Saturday 13 July 2013

7. Chemotherapy brings hell and hope at the same time...

Jon is almost a week into his Taxotere chemo and the cracks are starting to show.....side effects have kicked in quicker this time (than the last chemo sessions).
The various side effects are taking their toll on his body, but he is still battling away, he is amazing! 

Chemo brings  him (and me at times) to the edge of hell, but also holds out the hope of more precious time with my darling. So with that hope in the distance we go on, Jon battling with the fight going on within his body, and me watching at the sidelines wracking my brains to help him.
Time is marching on, the clock is ticking and the sound gets louder in my ears as each day passes, I can't block it out...it hurts so much.

We still have smiles as all this is going on... one side effect from Taxotere is hair loss. This is the thing that is a sort of miner concern to me, heaven knows why, because Jon has very little hair anyway. He finds this most amusing lol
I had this idea as we went into this new cycle of chemo, that I would have more control this time, Ha! how wrong could I be?  The old symptoms have come flooding back to  me yet again, worry, got to "save him" from all this.....palpitations etc. Though I must say, they are not quite as "wild" as the first time, but they are there.....so I guess I had better let them get on with it and just carry on.
I have times when I wish Jon wouldn't push himself quite so much, but then again if you don't push yourself, you could begin to lose ground...and he's is not near ready for that yet.
My Jon is the most courageous man I know, and I mean that from the point of view that he will not give in to this thing. Sometimes I look at him and wonder how on earth he can keep going, his body is letting him down but his mind is as strong as ever, and he is still the most stubborn man I know, carrying on till he can no longer do it without some rest. Which sometimes brings me to a point of  almost shouting at him to go and rest!! But I don't, he needs this force within to keep the fight going, to let cancer know he wont go easily, to let the world know, you don't have to lay down and die at this diagnosis.
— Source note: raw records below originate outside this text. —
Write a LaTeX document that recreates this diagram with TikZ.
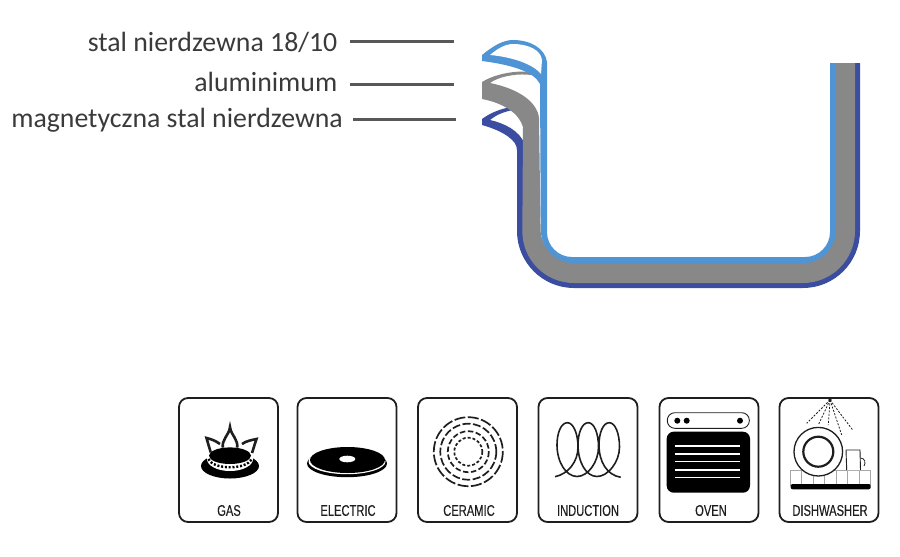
\documentclass[tikz,border=0pt]{standalone}
\usepackage{fontspec}
\setmainfont{Carlito}
\newfontfamily\iconfont[FakeStretch=0.72,FakeBold=0.25]{Liberation Sans}
\definecolor{steelblue}{HTML}{4F94D4}
\definecolor{alugray}{HTML}{888888}
\definecolor{magblue}{HTML}{3B4DA0}
\definecolor{leadgray}{HTML}{585858}
\definecolor{labeltext}{HTML}{3A3A3A}
\definecolor{icongray}{HTML}{1E1E1E}
\tikzset{
  partlabel/.style={anchor=base east,inner sep=0pt,text=labeltext,font=\fontsize{27.8pt}{30pt}\selectfont},
  leadline/.style={draw=leadgray,line width=3pt},
  iconbox/.style={draw=icongray,line width=1.8pt,rounded corners=9pt,minimum width=99pt,minimum height=124pt,inner sep=0pt},
  iconlabel/.style={inner sep=0pt,text=icongray,font=\iconfont\fontsize{15.5pt}{17pt}\selectfont},
  ring/.style={draw=icongray,line width=1.7pt},
  rack/.style={draw=gray!70,line width=0.8pt},
  flame/.style={icongray,line width=2.6pt,line join=miter}
}
\begin{document}
\begin{tikzpicture}[x=1pt,y=-1pt]
  \useasboundingbox (0,0) rectangle (900,557);
  \node[partlabel] (steel) at (337.5,51) {stal nierdzewna 18/10};
  \node[partlabel] (alu) at (337.5,91) {aluminimum};
  \node[partlabel] (mag) at (343,127.5) {magnetyczna stal nierdzewna};
  \coordinate (steelstart) at (350,41);
  \coordinate (steelend) at (454,41);
  \coordinate (alustart) at (350,84);
  \coordinate (aluend) at (454,84);
  \coordinate (magstart) at (353,119);
  \coordinate (magend) at (456,119);
  \draw[leadline] (steelstart) -- (steelend);
  \draw[leadline] (alustart) -- (aluend);
  \draw[leadline] (magstart) -- (magend);
  % pan wall
  \fill[magblue] (482,119) .. controls (490,113) and (500,109) .. (511,107)
    -- (513,110) .. controls (503,112) and (496,115) .. (490,120)
    .. controls (503,123) and (520,130) .. (525,145)
    [rounded corners=47pt] -- (527,278) -- (850,278) [sharp corners] -- (850,63)
    -- (860,63) [rounded corners=57pt] -- (860,288) -- (517,288) [sharp corners] -- (517,150)
    .. controls (517,140) and (503,131) .. (482,125) -- cycle;
  \fill[alugray] (482,82) .. controls (493,75) and (513,70) .. (531,72)
    -- (531,75) .. controls (515,73) and (498,77) .. (490,83)
    .. controls (515,88) and (537,100) .. (539,118)
    [rounded corners=30pt] -- (541,260) -- (833,260) [sharp corners] -- (833,63)
    -- (855,63) [rounded corners=52pt] -- (855,283) -- (522,283) [sharp corners] -- (523,127)
    .. controls (519,113) and (503,103) .. (482,99) -- cycle;
  \fill[steelblue] (482,55) .. controls (493,46) and (503,40) .. (513,40)
    .. controls (530,40) and (545,48) .. (547,62)
    [rounded corners=25pt] -- (547,257) -- (830,257) [sharp corners] -- (830,63)
    -- (836,63) [rounded corners=33pt] -- (836,263) -- (541,263) [sharp corners] -- (540,84)
    .. controls (534,72) and (513,65) .. (482,61) -- cycle;
  \fill[white] (490,55) .. controls (497,49) and (505,44) .. (513,44)
    .. controls (528,44) and (541,50) .. (542,60) -- (541,74)
    .. controls (533,64) and (512,57) .. (490,55) -- cycle;
  % icons
  \node[iconbox] (gas) at (228.5,460) {};
  \node[iconbox] (electric) at (347,460) {};
  \node[iconbox] (ceramic) at (467.5,460) {};
  \node[iconbox] (induction) at (588,460) {};
  \node[iconbox] (oven) at (709,460) {};
  \node[iconbox] (dishwasher) at (829,460) {};
  \node[iconlabel] (gaslabel) at (229,510.5) {GAS};
  \node[iconlabel] (electriclabel) at (348,510.5) {ELECTRIC};
  \node[iconlabel] (ceramiclabel) at (469,510.5) {CERAMIC};
  \node[iconlabel] (inductionlabel) at (588,510.5) {INDUCTION};
  \node[iconlabel] (ovenlabel) at (711,510.5) {OVEN};
  \node[iconlabel] (dishwasherlabel) at (830,510.5) {DISHWASHER};
  % gas
  \draw[flame] (223,449) .. controls (221,439) and (229,436) .. (230,427)
    .. controls (231,436) and (239,439) .. (237,449);
  \draw[flame] (211,453) .. controls (209,447) and (208,443) .. (206.5,438)
    .. controls (211,439) and (216,441) .. (220,444);
  \draw[flame] (252,453) .. controls (254,447) and (255,443) .. (256.5,439)
    .. controls (252,440) and (246,441) .. (242,444);
  \fill[black] (230,466) ellipse[x radius=29,y radius=12.5];
  \fill[white] (230,459) ellipse[x radius=23,y radius=12];
  \draw[black,line width=2.4pt,dash pattern=on 2pt off 1.8pt] (208.5,459) .. controls (213,470) and (247,470) .. (251.5,459);
  \fill[black] (230,455.7) ellipse[x radius=21,y radius=8.3];
  % electric
  \fill[black] (347,463.5) ellipse[x radius=40,y radius=13.7];
  \fill[white] (347,461.5) ellipse[x radius=38.5,y radius=12.7];
  \fill[black] (347.5,460) ellipse[x radius=37.5,y radius=13];
  \fill[white] (347.3,459) ellipse[x radius=8,y radius=3.3];
  % ceramic
  \draw[ring,dash pattern=on 11pt off 2.5pt] (468.3,451.7) circle[radius=34.5];
  \draw[ring,dash pattern=on 8pt off 2.5pt] (468.3,451.7) circle[radius=28];
  \draw[ring,dash pattern=on 5.5pt off 2.5pt] (468.3,451.7) circle[radius=20.5];
  \draw[ring,dash pattern=on 3pt off 2pt] (468.3,451.7) circle[radius=14];
  % induction
  \draw[icongray,line width=1.6pt] (555,476.7) .. controls (568,474) and (578,462) .. (578,447)
    .. controls (578,433) and (573,422.7) .. (567.5,422.7) .. controls (561,422.7) and (557,433) .. (557,445)
    .. controls (557,462) and (566,476.5) .. (577,476.5) .. controls (588,476.5) and (598.5,462) .. (598.5,447)
    .. controls (598.5,433) and (594,422.7) .. (588.3,422.7) .. controls (582,422.7) and (578,433) .. (578,445)
    .. controls (578,462) and (586,476.5) .. (597,476.5) .. controls (608,476.5) and (619.5,462) .. (619.5,447)
    .. controls (619.5,433) and (615,422.7) .. (609.3,422.7) .. controls (603,422.7) and (599,433) .. (599,445)
    .. controls (599,462) and (607,475) .. (620.7,477.3);
  % oven
  \draw[icongray,line width=0.9pt,rounded corners=7.5pt] (667.3,412.7) rectangle (749.3,428.3);
  \fill[black] (677.3,420.7) circle[radius=3];
  \fill[black] (686.7,420.7) circle[radius=3];
  \fill[black] (740,420.7) circle[radius=3];
  \fill[black,rounded corners=7pt] (666.7,431.7) rectangle (750,492.7);
  \draw[white,line width=1.3pt] (675,446) -- (740,446);
  \draw[white,line width=1.3pt] (675,454) -- (740,454);
  \draw[white,line width=1.3pt] (675,461.7) -- (740,461.7);
  \draw[white,line width=1.3pt] (675,470) -- (740,470);
  \draw[white,line width=1.3pt] (675,477.7) -- (740,477.7);
  % dishwasher
  \coordinate (spray) at (830,400);
  \fill[icongray] (spray) circle[radius=1.8];
  \draw[icongray,line width=0.8pt,dash pattern=on 2pt off 1.5pt] (spray) -- (806.7,423.3);
  \draw[icongray,line width=0.8pt,dash pattern=on 2pt off 1.5pt] (spray) -- (818.3,425);
  \draw[icongray,line width=0.8pt,dash pattern=on 2pt off 1.5pt] (spray) -- (828.3,425);
  \draw[icongray,line width=0.8pt,dash pattern=on 2pt off 1.5pt] (spray) -- (841.7,435);
  \draw[icongray,line width=0.8pt,dash pattern=on 2pt off 1.5pt] (spray) -- (852.7,430);
  \draw[rack] (790.7,470) rectangle (870.7,485);
  \draw[rack] (801.7,470) -- (801.7,485);
  \draw[rack] (813.3,470) -- (813.3,485);
  \draw[rack] (824,470) -- (824,485);
  \draw[rack] (836,470) -- (836,485);
  \draw[rack] (847.3,470) -- (847.3,485);
  \draw[rack] (859.3,470) -- (859.3,485);
  \draw[icongray,line width=1.3pt,fill=white] (818.3,451.7) circle[radius=24.3];
  \draw[icongray,line width=2.2pt] (818.3,451.7) circle[radius=15];
  \draw[icongray,line width=0.9pt,fill=white] (846.7,470) -- (846,450) -- (860,450) -- (860.5,470);
  \draw[icongray,line width=0.8pt] (860.5,458) .. controls (865,458) and (866,463) .. (864,466);
  \fill[black,rounded corners=2pt] (790.7,484) rectangle (870.7,489.3);
\end{tikzpicture}
\end{document}
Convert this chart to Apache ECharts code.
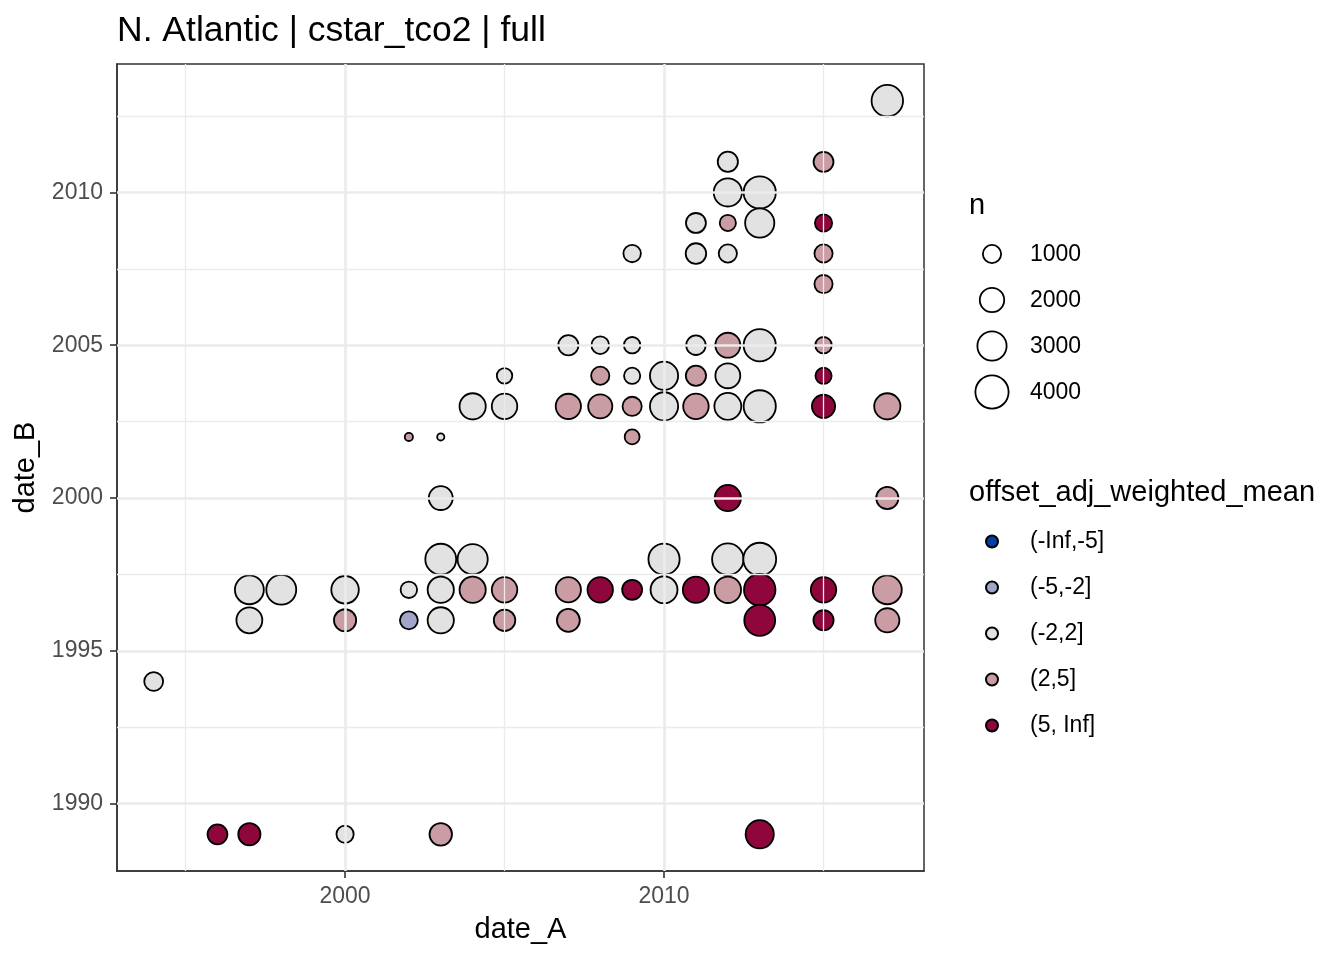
<!DOCTYPE html>
<html><head><meta charset="utf-8">
<script src="https://cdn.jsdelivr.net/npm/echarts@6/dist/echarts.min.js"></script>
<style>html,body{margin:0;padding:0;background:#fff}#c{width:1344px;height:960px}</style>
</head><body><div id="c"></div>
<script>
// ---- data ----
const dateA = [1994,1996,1997,1997,1997,1998,2000,2000,2000,2002,2002,2002,
  2003,2003,2003,2003,2003,2003,2004,2004,2004,2005,2005,2005,2005,
  2007,2007,2007,2007,2008,2008,2008,2008,2009,2009,2009,2009,2009,2009,
  2010,2010,2010,2010,2011,2011,2011,2011,2011,2011,
  2012,2012,2012,2012,2012,2012,2012,2012,2012,2012,
  2013,2013,2013,2013,2013,2013,2013,2013,
  2015,2015,2015,2015,2015,2015,2015,2015,2015,
  2017,2017,2017,2017,2017];
const dateB = [1994,1989,1989,1997,1996,1997,1997,1996,1989,2002,1997,1996,
  2002,2000,1998,1997,1996,1989,2003,1998,1997,2004,2003,1997,1996,
  2005,2003,1997,1996,2005,2004,2003,1997,2008,2005,2004,2003,2002,1997,
  2004,2003,1998,1997,2009,2008,2005,2004,2003,1997,
  2011,2010,2009,2008,2005,2004,2003,2000,1998,1997,
  2010,2009,2005,2003,1998,1997,1996,1989,
  2011,2009,2008,2007,2005,2004,2003,1997,1996,
  2013,2003,2000,1997,1996];
const nObs = [1090,1240,1600,2930,2280,3160,2620,1600,870,110,780,960,
  70,1900,3400,2350,2350,1650,2350,3230,2350,670,2200,2200,1480,
  1280,2150,2150,1720,930,1000,1950,2200,900,780,750,1135,610,1240,
  2770,2770,3470,2490,1240,1330,1180,1280,2200,2350,
  1280,2770,750,1000,2090,2090,2490,2350,3550,2400,
  3730,3000,3730,3730,3900,3550,3400,2770,
  1240,870,1000,1000,780,750,1770,2200,1280,
  3550,2350,1600,2930,1950];
const binLabels = ["(-Inf,-5]","(-5,-2]","(-2,2]","(2,5]","(5, Inf]"];
const offsetBin = [2,4,4,2,2,2,2,3,2,3,2,1,
  2,2,2,2,2,3,2,2,3,2,2,3,3,
  2,3,3,3,2,3,3,4,2,2,2,3,3,4,
  2,2,2,2,2,2,2,3,3,4,
  2,2,3,2,3,2,2,4,2,3,
  2,2,2,2,2,4,4,4,
  3,4,3,3,3,4,4,4,4,
  2,3,3,3,3];
const binColors = ["#023FA5","#A1A6C8","#E2E2E2","#CA9CA4","#8E063B"];
const sizeBreaks = [1000,2000,3000,4000];
const xMajor = [2000,2010], xMinor = [1995,2005,2015];
const yMajor = [1990,1995,2000,2005,2010], yMinor = [1992.5,1997.5,2002.5,2007.5,2012.5];

// ---- styling ----
const FONT = "'Liberation Sans', Arial, sans-serif";
const BW = 1.8;
function sz(n){ return 5 + 0.475*Math.sqrt(n) - BW; }

const series = binLabels.map((lab, bi) => ({
  type: 'scatter', name: lab, z: 3,
  data: dateA.map((a,i)=>[a, dateB[i], nObs[i], offsetBin[i]]).filter(d=>d[3]===bi).map(d=>[d[0],d[1],d[2]]),
  symbol: 'circle',
  symbolSize: v => sz(v[2]),
  itemStyle: { color: binColors[bi], borderColor: '#000', borderWidth: BW, opacity: 1 },
  emphasis: { disabled: true }
}));

const gridLines = [];
xMajor.forEach(v=>gridLines.push({xAxis:v, lineStyle:{color:'#ebebeb', width:2.6, type:'solid'}}));
xMinor.forEach(v=>gridLines.push({xAxis:v, lineStyle:{color:'#ebebeb', width:1.3, type:'solid'}}));
yMajor.forEach(v=>gridLines.push({yAxis:v, lineStyle:{color:'#ebebeb', width:2.6, type:'solid'}}));
yMinor.forEach(v=>gridLines.push({yAxis:v, lineStyle:{color:'#ebebeb', width:1.3, type:'solid'}}));
series.unshift({
  type: 'line', name: '__grid', data: [], z: 1, silent: true,
  markLine: { silent: true, symbol: ['none','none'], label: {show:false}, animation: false, data: gridLines }
});

const graphics = [
  { type:'text', left: 969, top: 191, style:{ text:'n', font: `29px ${FONT}`, fill:'#000' } },
  { type:'text', left: 969, top: 478, style:{ text:'offset_adj_weighted_mean', font: `29px ${FONT}`, fill:'#000' } }
];
sizeBreaks.forEach((b,i)=>{
  const cy = 254 + i*46;
  graphics.push({ type:'circle', shape:{cx:992, cy:cy, r: sz(b)/2}, style:{fill:'#fff', stroke:'#000', lineWidth: BW} });
  graphics.push({ type:'text', x:1030, y:cy+1, style:{ text:String(b), font:`23px ${FONT}`, fill:'#000', textVerticalAlign:'middle', verticalAlign:'middle' } });
});

const axisTickStyle = { show: true, length: 7, lineStyle: {color:'#333', width: 1.6} };
const chart = echarts.init(document.getElementById('c'), null, {renderer:'canvas'});
chart.setOption({
  animation: false,
  backgroundColor: '#fff',
  textStyle: { fontFamily: FONT },
  title: { text: 'N. Atlantic | cstar_tco2 | full', left: 117, top: 13, padding: 0,
    textStyle: { fontSize: 35.5, fontWeight: 'normal', color: '#000', fontFamily: FONT } },
  grid: { left: 117, right: 420, top: 64, bottom: 89, show: true, borderColor: '#333333', borderWidth: 1.5,
    backgroundColor: '#fff', containLabel: false, outerBoundsMode: 'none' },
  xAxis: { type: 'value', min: 1992.85, max: 2018.15,
    splitLine: {show:false},
    axisLine: {show:true, lineStyle:{color:'#333', width:1.5}},
    axisTick: Object.assign({ customValues: xMajor }, axisTickStyle),
    axisLabel: { customValues: xMajor, formatter: v => String(v), fontSize: 23, color: '#4d4d4d', margin: 14, fontFamily: FONT },
    name: 'date_A', nameLocation: 'middle', nameGap: 44,
    nameTextStyle: { fontSize: 29, color: '#000', fontFamily: FONT } },
  yAxis: { type: 'value', min: 1987.8, max: 2014.2,
    splitLine: {show:false},
    axisLine: {show:true, lineStyle:{color:'#333', width:1.5}},
    axisTick: Object.assign({ customValues: yMajor }, axisTickStyle),
    axisLabel: { customValues: yMajor, formatter: v => String(v), fontSize: 23, color: '#4d4d4d', margin: 14, fontFamily: FONT },
    name: 'date_B', nameLocation: 'middle', nameGap: 67, nameRotate: 90,
    nameTextStyle: { fontSize: 29, color: '#000', fontFamily: FONT } },
  legend: { data: binLabels, orient: 'vertical', left: 985, top: 530, padding: 0,
    itemWidth: 66, itemHeight: 12, itemGap: 23, selectedMode: false, icon: 'circle',
    textStyle: { fontSize: 23, color: '#000', fontFamily: FONT } },
  graphic: graphics,
  series: series
});
</script></body></html>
Life is short, and so many people (myself included) don't realise it until you come up against a crisis in your life. You think you will always be here....and you wont. I wish I had realised this before all of this happened, and maybe we would have taken things a bit slower, put things like work on the back burner now and again. Enjoyed life for what it is, and that is to share it with people, enjoy their company, even enjoy nature and all that goes with it around you. We miss sooooo much in our day to day life, it's so sad.
I grasp onto every moment I spend with Jon, I like taking photos, but now, if he moves I take a photo! lol Just to capture as many memories as I can while I can.

Sometimes when I sit alone, if Jon has taken the dogs out for a short walk, or when he is sleeping, my mind wanders to the fact that someday this is going to be my everyday life. I don't think about it too much as I would be constantly in tears, but it's true, and I can't shake it off. Fears of not being able to remember the sound of his voice, I don't know why, that's a lie, I do know why....I cannot remember my father's voice these days and that is sad. I wont let that happen with Jon, I will find a way to keep hold of every part of him, and I know he will be here beside me whatever happens until I can be with him again.

Enough of the morbid stuff!! It's here and now and I'm so lucky to have my Jon right here with me. Still making me laugh and still teasing me at every opportunity, lol
I just adore his sense of humour and the way he can take me in so easily, life is so good in that respect.